• [Task brief]
The listing below must be repeated word for word, with its images excluded.

• [Dataset content]
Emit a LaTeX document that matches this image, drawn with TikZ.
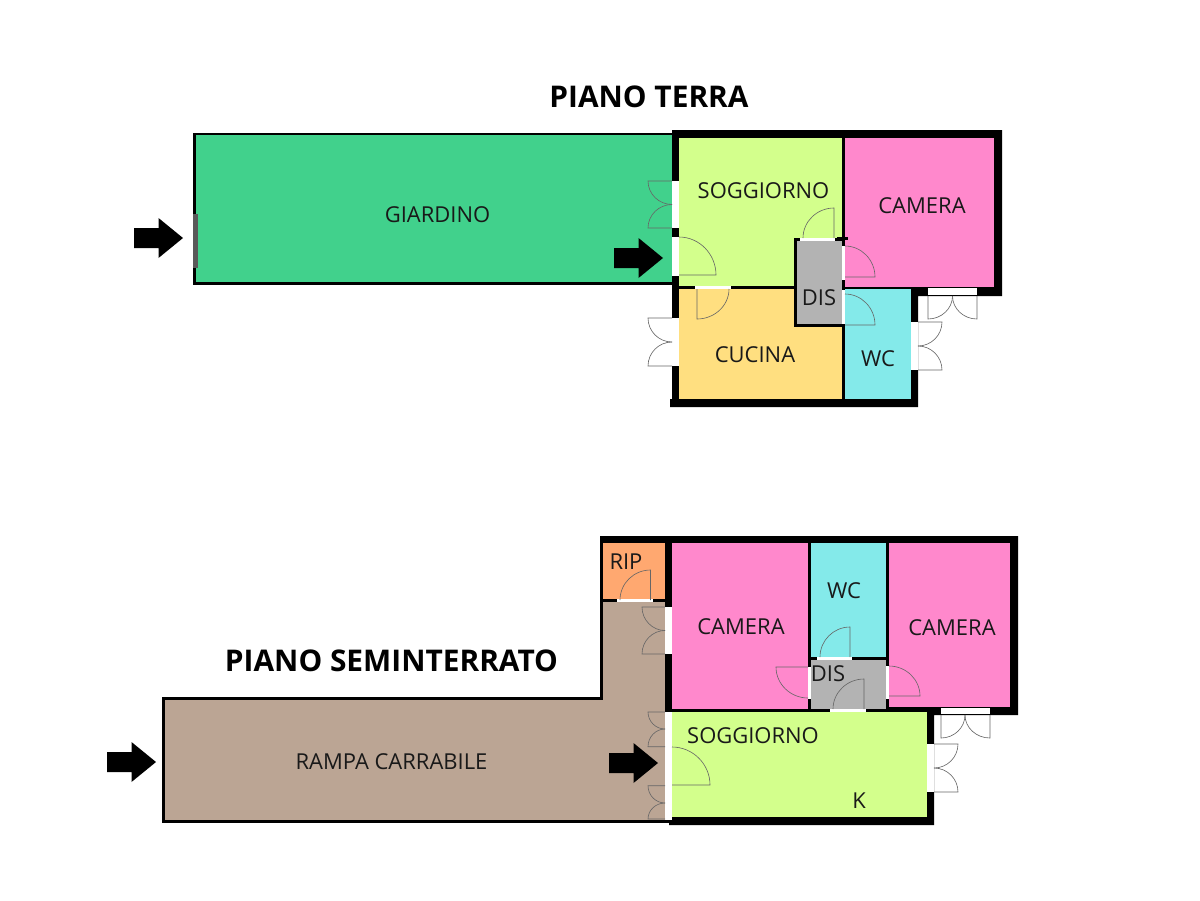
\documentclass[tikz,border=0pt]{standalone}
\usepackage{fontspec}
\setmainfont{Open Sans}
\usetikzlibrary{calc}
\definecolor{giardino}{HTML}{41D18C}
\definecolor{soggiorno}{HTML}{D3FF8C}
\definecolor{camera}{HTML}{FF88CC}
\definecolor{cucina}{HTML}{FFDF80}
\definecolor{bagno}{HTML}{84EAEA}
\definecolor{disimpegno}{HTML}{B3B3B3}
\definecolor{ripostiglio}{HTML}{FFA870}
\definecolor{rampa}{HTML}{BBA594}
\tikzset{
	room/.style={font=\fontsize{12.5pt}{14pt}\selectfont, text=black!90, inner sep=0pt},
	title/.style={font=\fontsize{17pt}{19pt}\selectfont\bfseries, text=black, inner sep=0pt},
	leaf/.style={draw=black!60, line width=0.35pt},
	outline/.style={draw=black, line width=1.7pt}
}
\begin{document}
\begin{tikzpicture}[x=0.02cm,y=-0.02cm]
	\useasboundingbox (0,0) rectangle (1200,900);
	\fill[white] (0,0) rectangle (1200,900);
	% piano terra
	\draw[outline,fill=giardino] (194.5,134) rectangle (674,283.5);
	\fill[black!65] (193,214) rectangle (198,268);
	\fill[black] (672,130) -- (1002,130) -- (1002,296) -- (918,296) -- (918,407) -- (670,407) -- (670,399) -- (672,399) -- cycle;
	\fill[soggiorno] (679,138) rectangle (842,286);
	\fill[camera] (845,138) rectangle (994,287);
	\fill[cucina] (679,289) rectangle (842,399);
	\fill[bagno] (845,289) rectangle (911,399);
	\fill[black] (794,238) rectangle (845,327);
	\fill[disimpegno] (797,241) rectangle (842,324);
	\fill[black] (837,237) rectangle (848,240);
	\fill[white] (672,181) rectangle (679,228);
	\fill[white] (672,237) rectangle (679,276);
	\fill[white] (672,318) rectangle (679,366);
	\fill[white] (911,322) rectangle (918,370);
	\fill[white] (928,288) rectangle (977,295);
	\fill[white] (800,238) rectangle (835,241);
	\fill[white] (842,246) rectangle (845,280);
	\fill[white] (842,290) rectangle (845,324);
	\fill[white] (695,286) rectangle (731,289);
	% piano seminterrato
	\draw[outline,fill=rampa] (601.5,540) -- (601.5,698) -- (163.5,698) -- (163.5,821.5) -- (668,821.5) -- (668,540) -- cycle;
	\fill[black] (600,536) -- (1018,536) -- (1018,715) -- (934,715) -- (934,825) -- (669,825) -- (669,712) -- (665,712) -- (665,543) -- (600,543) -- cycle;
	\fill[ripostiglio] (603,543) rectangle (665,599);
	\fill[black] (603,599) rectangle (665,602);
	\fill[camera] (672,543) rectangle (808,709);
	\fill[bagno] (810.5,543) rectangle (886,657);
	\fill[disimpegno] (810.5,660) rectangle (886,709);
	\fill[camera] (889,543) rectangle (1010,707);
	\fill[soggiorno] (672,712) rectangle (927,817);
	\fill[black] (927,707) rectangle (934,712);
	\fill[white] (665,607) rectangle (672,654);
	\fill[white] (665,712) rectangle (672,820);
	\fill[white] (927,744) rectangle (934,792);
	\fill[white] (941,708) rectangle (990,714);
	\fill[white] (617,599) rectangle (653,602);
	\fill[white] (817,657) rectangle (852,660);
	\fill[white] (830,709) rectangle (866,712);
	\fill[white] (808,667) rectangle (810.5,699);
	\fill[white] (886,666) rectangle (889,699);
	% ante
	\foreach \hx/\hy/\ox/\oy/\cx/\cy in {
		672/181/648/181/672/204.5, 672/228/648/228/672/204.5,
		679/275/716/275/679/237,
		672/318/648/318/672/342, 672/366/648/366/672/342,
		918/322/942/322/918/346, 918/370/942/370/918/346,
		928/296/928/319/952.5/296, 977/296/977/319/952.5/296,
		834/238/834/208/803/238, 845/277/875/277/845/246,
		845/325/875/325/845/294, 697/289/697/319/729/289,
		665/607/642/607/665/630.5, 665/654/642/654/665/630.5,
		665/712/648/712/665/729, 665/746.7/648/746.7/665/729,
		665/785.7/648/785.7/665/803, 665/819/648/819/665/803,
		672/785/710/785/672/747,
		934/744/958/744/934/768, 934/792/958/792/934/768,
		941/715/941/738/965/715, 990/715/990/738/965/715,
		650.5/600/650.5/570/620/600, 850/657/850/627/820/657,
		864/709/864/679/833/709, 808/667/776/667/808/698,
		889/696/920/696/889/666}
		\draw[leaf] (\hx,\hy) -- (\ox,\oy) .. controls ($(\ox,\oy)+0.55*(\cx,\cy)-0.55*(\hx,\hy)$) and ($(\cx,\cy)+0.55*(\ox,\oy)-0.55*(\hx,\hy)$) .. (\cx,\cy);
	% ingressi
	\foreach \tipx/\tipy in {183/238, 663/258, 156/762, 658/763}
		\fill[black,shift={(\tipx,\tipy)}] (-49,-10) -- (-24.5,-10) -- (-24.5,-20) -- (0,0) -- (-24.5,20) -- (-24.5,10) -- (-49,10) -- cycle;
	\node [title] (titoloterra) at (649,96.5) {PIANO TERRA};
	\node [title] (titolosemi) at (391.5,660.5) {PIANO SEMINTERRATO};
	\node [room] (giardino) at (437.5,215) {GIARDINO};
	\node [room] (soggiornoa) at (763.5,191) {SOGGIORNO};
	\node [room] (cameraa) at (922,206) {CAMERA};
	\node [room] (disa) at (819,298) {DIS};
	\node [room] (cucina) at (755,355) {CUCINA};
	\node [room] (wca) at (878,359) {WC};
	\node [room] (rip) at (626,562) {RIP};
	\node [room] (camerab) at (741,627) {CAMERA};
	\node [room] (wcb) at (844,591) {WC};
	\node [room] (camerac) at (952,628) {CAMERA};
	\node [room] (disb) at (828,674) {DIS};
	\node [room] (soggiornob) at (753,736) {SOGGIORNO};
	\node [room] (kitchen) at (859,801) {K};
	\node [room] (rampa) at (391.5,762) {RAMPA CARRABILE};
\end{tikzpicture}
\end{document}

• [The reply]
Emit a LaTeX document that matches this image, drawn with TikZ.
\documentclass[tikz,border=0pt]{standalone}
\usepackage{fontspec}
\setmainfont{Open Sans}
\usetikzlibrary{calc}
\definecolor{giardino}{HTML}{41D18C}
\definecolor{soggiorno}{HTML}{D3FF8C}
\definecolor{camera}{HTML}{FF88CC}
\definecolor{cucina}{HTML}{FFDF80}
\definecolor{bagno}{HTML}{84EAEA}
\definecolor{disimpegno}{HTML}{B3B3B3}
\definecolor{ripostiglio}{HTML}{FFA870}
\definecolor{rampa}{HTML}{BBA594}
\tikzset{
	room/.style={font=\fontsize{12.5pt}{14pt}\selectfont, text=black!90, inner sep=0pt},
	title/.style={font=\fontsize{17pt}{19pt}\selectfont\bfseries, text=black, inner sep=0pt},
	leaf/.style={draw=black!60, line width=0.35pt},
	outline/.style={draw=black, line width=1.7pt}
}
\begin{document}
\begin{tikzpicture}[x=0.02cm,y=-0.02cm]
	\useasboundingbox (0,0) rectangle (1200,900);
	\fill[white] (0,0) rectangle (1200,900);
	% piano terra
	\draw[outline,fill=giardino] (194.5,134) rectangle (674,283.5);
	\fill[black!65] (193,214) rectangle (198,268);
	\fill[black] (672,130) -- (1002,130) -- (1002,296) -- (918,296) -- (918,407) -- (670,407) -- (670,399) -- (672,399) -- cycle;
	\fill[soggiorno] (679,138) rectangle (842,286);
	\fill[camera] (845,138) rectangle (994,287);
	\fill[cucina] (679,289) rectangle (842,399);
	\fill[bagno] (845,289) rectangle (911,399);
	\fill[black] (794,238) rectangle (845,327);
	\fill[disimpegno] (797,241) rectangle (842,324);
	\fill[black] (837,237) rectangle (848,240);
	\fill[white] (672,181) rectangle (679,228);
	\fill[white] (672,237) rectangle (679,276);
	\fill[white] (672,318) rectangle (679,366);
	\fill[white] (911,322) rectangle (918,370);
	\fill[white] (928,288) rectangle (977,295);
	\fill[white] (800,238) rectangle (835,241);
	\fill[white] (842,246) rectangle (845,280);
	\fill[white] (842,290) rectangle (845,324);
	\fill[white] (695,286) rectangle (731,289);
	% piano seminterrato
	\draw[outline,fill=rampa] (601.5,540) -- (601.5,698) -- (163.5,698) -- (163.5,821.5) -- (668,821.5) -- (668,540) -- cycle;
	\fill[black] (600,536) -- (1018,536) -- (1018,715) -- (934,715) -- (934,825) -- (669,825) -- (669,712) -- (665,712) -- (665,543) -- (600,543) -- cycle;
	\fill[ripostiglio] (603,543) rectangle (665,599);
	\fill[black] (603,599) rectangle (665,602);
	\fill[camera] (672,543) rectangle (808,709);
	\fill[bagno] (810.5,543) rectangle (886,657);
	\fill[disimpegno] (810.5,660) rectangle (886,709);
	\fill[camera] (889,543) rectangle (1010,707);
	\fill[soggiorno] (672,712) rectangle (927,817);
	\fill[black] (927,707) rectangle (934,712);
	\fill[white] (665,607) rectangle (672,654);
	\fill[white] (665,712) rectangle (672,820);
	\fill[white] (927,744) rectangle (934,792);
	\fill[white] (941,708) rectangle (990,714);
	\fill[white] (617,599) rectangle (653,602);
	\fill[white] (817,657) rectangle (852,660);
	\fill[white] (830,709) rectangle (866,712);
	\fill[white] (808,667) rectangle (810.5,699);
	\fill[white] (886,666) rectangle (889,699);
	% ante
	\foreach \hx/\hy/\ox/\oy/\cx/\cy in {
		672/181/648/181/672/204.5, 672/228/648/228/672/204.5,
		679/275/716/275/679/237,
		672/318/648/318/672/342, 672/366/648/366/672/342,
		918/322/942/322/918/346, 918/370/942/370/918/346,
		928/296/928/319/952.5/296, 977/296/977/319/952.5/296,
		834/238/834/208/803/238, 845/277/875/277/845/246,
		845/325/875/325/845/294, 697/289/697/319/729/289,
		665/607/642/607/665/630.5, 665/654/642/654/665/630.5,
		665/712/648/712/665/729, 665/746.7/648/746.7/665/729,
		665/785.7/648/785.7/665/803, 665/819/648/819/665/803,
		672/785/710/785/672/747,
		934/744/958/744/934/768, 934/792/958/792/934/768,
		941/715/941/738/965/715, 990/715/990/738/965/715,
		650.5/600/650.5/570/620/600, 850/657/850/627/820/657,
		864/709/864/679/833/709, 808/667/776/667/808/698,
		889/696/920/696/889/666}
		\draw[leaf] (\hx,\hy) -- (\ox,\oy) .. controls ($(\ox,\oy)+0.55*(\cx,\cy)-0.55*(\hx,\hy)$) and ($(\cx,\cy)+0.55*(\ox,\oy)-0.55*(\hx,\hy)$) .. (\cx,\cy);
	% ingressi
	\foreach \tipx/\tipy in {183/238, 663/258, 156/762, 658/763}
		\fill[black,shift={(\tipx,\tipy)}] (-49,-10) -- (-24.5,-10) -- (-24.5,-20) -- (0,0) -- (-24.5,20) -- (-24.5,10) -- (-49,10) -- cycle;
	\node [title] (titoloterra) at (649,96.5) {PIANO TERRA};
	\node [title] (titolosemi) at (391.5,660.5) {PIANO SEMINTERRATO};
	\node [room] (giardino) at (437.5,215) {GIARDINO};
	\node [room] (soggiornoa) at (763.5,191) {SOGGIORNO};
	\node [room] (cameraa) at (922,206) {CAMERA};
	\node [room] (disa) at (819,298) {DIS};
	\node [room] (cucina) at (755,355) {CUCINA};
	\node [room] (wca) at (878,359) {WC};
	\node [room] (rip) at (626,562) {RIP};
	\node [room] (camerab) at (741,627) {CAMERA};
	\node [room] (wcb) at (844,591) {WC};
	\node [room] (camerac) at (952,628) {CAMERA};
	\node [room] (disb) at (828,674) {DIS};
	\node [room] (soggiornob) at (753,736) {SOGGIORNO};
	\node [room] (kitchen) at (859,801) {K};
	\node [room] (rampa) at (391.5,762) {RAMPA CARRABILE};
\end{tikzpicture}
\end{document}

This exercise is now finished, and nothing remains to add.